Found next to the Cathedral and Cathedral Close in the town of St Davids, the ruins consist of an east range for private occupation and a more decorative south range, which included the great hall, for entertaining guests. Some of the Palace’s greatest features are its wheel window and arcaded parapet.
St David established the original monastery in the 6th century, and the site underwent many changes throughout its history. In the 11th century the Normans created a Norman Bishop and built a defensive wall around all the structures, including the palace.
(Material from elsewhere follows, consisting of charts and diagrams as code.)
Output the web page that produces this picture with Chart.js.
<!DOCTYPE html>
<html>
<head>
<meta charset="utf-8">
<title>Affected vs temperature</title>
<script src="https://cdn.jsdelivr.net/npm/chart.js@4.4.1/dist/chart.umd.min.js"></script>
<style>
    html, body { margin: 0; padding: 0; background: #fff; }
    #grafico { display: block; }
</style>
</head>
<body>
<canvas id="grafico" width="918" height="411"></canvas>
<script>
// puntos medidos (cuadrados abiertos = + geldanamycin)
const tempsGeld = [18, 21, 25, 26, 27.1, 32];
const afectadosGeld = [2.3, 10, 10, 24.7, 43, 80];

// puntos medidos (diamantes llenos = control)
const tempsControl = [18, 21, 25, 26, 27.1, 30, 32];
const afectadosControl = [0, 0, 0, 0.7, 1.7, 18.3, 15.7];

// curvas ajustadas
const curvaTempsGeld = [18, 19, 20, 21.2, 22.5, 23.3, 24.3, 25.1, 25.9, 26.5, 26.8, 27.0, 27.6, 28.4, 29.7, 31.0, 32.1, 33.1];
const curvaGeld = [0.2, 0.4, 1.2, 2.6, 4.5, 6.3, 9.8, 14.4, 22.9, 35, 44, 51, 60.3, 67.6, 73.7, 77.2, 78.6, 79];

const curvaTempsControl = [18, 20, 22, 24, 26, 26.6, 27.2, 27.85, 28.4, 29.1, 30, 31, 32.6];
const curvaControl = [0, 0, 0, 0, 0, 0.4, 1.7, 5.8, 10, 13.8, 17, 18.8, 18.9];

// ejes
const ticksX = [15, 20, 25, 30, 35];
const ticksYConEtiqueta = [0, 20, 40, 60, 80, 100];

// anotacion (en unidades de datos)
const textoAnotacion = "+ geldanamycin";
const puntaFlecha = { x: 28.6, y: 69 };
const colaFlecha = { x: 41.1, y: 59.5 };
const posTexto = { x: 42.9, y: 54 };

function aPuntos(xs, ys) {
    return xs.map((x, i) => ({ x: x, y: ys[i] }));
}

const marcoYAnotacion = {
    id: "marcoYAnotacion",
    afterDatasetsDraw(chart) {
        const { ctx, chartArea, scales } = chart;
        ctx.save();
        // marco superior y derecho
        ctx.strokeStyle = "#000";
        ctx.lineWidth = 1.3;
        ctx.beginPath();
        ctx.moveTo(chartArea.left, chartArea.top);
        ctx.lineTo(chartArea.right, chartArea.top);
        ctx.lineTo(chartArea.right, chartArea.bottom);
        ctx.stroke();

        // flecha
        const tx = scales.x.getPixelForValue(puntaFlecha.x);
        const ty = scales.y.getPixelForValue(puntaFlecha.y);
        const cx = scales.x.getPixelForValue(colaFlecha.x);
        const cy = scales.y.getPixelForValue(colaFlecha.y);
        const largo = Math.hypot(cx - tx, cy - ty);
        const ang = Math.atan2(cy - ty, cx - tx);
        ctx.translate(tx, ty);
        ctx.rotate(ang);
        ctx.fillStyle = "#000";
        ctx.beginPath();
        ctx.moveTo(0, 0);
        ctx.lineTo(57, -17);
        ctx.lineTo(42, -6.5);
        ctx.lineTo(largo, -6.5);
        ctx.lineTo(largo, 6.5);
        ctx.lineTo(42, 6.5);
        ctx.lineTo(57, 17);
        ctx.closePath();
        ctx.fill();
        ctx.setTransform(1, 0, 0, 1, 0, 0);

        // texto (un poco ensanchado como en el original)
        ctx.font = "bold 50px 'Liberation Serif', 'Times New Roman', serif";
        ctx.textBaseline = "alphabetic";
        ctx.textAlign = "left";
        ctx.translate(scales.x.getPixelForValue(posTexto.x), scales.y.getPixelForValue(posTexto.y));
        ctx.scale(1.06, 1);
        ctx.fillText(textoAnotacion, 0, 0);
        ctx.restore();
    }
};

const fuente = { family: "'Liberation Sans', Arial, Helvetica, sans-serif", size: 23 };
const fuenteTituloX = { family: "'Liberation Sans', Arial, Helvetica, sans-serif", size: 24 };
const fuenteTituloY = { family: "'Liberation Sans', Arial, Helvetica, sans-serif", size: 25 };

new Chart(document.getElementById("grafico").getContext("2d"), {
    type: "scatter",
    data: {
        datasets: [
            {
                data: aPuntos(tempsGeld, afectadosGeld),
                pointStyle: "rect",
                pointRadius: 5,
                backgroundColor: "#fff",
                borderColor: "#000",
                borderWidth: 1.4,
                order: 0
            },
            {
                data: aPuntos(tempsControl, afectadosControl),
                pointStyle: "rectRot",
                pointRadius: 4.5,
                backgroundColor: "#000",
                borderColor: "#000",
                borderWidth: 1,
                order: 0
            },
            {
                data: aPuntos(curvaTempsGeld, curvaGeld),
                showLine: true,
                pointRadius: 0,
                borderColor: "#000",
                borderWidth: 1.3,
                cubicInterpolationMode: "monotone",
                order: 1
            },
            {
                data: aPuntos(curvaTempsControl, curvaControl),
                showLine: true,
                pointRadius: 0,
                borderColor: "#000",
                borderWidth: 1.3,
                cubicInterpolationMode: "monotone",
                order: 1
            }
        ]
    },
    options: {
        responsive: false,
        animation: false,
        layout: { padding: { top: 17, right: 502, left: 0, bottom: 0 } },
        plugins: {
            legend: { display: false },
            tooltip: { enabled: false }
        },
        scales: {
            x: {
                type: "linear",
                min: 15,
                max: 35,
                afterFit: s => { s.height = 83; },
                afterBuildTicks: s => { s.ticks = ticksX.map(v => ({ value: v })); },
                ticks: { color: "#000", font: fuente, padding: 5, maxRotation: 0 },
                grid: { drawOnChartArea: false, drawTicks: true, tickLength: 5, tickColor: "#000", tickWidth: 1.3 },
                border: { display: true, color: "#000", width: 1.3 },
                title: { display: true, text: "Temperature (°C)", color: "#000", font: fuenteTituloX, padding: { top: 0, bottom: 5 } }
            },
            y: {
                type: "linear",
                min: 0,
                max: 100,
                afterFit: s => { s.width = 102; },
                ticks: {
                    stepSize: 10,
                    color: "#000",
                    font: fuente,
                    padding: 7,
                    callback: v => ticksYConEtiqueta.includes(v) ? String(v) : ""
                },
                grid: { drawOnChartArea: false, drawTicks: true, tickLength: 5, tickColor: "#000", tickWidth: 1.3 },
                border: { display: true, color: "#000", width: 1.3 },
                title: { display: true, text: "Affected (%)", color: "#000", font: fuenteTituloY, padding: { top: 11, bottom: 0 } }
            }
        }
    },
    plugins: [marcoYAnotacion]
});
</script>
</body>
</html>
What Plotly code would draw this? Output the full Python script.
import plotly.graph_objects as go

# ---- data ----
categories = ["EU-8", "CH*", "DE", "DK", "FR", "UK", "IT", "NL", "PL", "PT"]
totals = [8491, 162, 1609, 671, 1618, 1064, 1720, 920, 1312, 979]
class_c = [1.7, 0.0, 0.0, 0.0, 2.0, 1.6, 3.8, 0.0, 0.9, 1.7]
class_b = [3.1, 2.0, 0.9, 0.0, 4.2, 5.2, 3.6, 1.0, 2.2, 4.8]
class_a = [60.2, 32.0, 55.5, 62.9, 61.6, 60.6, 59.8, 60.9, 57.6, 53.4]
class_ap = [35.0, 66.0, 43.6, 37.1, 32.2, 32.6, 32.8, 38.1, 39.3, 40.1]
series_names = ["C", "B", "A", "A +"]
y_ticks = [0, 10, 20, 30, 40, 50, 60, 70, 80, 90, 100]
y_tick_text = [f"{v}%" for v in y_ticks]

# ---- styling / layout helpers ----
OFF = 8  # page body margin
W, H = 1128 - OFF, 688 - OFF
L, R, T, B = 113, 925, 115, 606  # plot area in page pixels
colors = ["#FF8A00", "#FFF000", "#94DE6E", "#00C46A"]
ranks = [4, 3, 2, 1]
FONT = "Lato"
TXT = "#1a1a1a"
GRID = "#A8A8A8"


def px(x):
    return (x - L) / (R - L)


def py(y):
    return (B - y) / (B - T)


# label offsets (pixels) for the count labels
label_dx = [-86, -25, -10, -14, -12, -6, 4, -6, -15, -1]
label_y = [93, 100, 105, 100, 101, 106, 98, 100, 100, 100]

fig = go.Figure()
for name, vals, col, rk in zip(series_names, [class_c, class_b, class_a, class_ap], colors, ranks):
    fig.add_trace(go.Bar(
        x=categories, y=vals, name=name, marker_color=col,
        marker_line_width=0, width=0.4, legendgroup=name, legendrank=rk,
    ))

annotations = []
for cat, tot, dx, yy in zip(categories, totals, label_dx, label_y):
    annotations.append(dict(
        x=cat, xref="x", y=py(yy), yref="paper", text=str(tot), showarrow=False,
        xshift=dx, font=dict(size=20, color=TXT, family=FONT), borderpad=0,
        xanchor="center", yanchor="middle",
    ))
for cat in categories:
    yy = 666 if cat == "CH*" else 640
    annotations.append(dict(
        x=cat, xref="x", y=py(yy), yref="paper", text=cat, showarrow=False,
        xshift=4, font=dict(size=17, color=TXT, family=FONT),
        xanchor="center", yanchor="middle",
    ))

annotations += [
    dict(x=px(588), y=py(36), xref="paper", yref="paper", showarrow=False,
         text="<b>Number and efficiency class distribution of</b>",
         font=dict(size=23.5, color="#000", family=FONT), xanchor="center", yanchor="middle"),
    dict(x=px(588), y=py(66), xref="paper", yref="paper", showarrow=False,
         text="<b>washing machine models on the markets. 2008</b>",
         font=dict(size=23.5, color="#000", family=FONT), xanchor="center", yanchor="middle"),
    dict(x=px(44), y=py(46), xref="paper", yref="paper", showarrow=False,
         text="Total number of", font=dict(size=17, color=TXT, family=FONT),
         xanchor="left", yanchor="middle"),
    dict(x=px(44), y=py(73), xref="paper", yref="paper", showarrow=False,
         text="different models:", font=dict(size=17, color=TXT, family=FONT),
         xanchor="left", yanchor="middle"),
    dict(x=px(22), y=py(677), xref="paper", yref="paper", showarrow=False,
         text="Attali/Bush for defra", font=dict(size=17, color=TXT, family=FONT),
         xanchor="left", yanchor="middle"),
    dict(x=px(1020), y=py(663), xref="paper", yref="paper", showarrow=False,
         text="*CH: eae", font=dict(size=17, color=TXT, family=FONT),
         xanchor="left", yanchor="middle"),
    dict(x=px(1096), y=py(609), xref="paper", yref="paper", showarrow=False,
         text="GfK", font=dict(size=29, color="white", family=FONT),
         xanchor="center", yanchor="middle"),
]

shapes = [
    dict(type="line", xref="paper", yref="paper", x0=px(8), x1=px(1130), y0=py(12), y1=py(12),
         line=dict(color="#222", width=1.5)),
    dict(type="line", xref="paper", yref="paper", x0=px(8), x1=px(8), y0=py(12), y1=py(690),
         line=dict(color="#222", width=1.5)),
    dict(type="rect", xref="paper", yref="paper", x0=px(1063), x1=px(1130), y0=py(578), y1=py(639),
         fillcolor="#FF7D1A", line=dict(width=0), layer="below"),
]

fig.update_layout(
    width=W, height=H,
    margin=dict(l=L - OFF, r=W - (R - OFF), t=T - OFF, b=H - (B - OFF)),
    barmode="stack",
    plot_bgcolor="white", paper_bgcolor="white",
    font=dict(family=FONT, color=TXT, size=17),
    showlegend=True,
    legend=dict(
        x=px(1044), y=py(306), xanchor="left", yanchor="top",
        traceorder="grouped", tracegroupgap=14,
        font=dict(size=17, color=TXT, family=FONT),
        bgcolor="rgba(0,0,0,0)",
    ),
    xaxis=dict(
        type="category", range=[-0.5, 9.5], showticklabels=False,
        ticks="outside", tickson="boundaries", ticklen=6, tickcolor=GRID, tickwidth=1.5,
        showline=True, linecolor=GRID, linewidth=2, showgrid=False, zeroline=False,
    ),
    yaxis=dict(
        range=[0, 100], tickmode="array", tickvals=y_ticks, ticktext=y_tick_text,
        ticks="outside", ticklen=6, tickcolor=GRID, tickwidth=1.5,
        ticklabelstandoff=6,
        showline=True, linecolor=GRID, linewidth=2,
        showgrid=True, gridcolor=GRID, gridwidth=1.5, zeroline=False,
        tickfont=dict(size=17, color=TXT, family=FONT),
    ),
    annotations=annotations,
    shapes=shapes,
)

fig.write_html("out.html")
During the 13th century, major building works began, when Bishop Thomas Bek had a hall and private apartments constructed. These were possibly as a result of an impending pilgrimage from King Edward I and his queen. The majority of the ruins seen today were a result of the work of Bishop de Gower, in the early 14th century. He created a graceful and decorative atmosphere also seen in his work on the palace at Lamphey.
The Reformation brought an end to the grandeur of the site, as it began to fall into ruin through the 16th and 17th centuries and when the main bishop’s residence relocated to Abergwili. The Palace was restored between 2003-2009 by CADW, which now manages the site.
Open all year round, with seasonal opening times (9.30am-6pm in high season) and good disabled access on ground floor levels. Attractions include open air theatre performances, displays in the undercroft, a cafe and a gift shop. Charges for admission, with free entry for the disabled and under fives.
Facilities include babychanging, toilets and disabled toilets. Induction loop available. Parking is pay and display. There are picnic tables and benches and dogs are welcome if kept on a lead. No smoking permitted.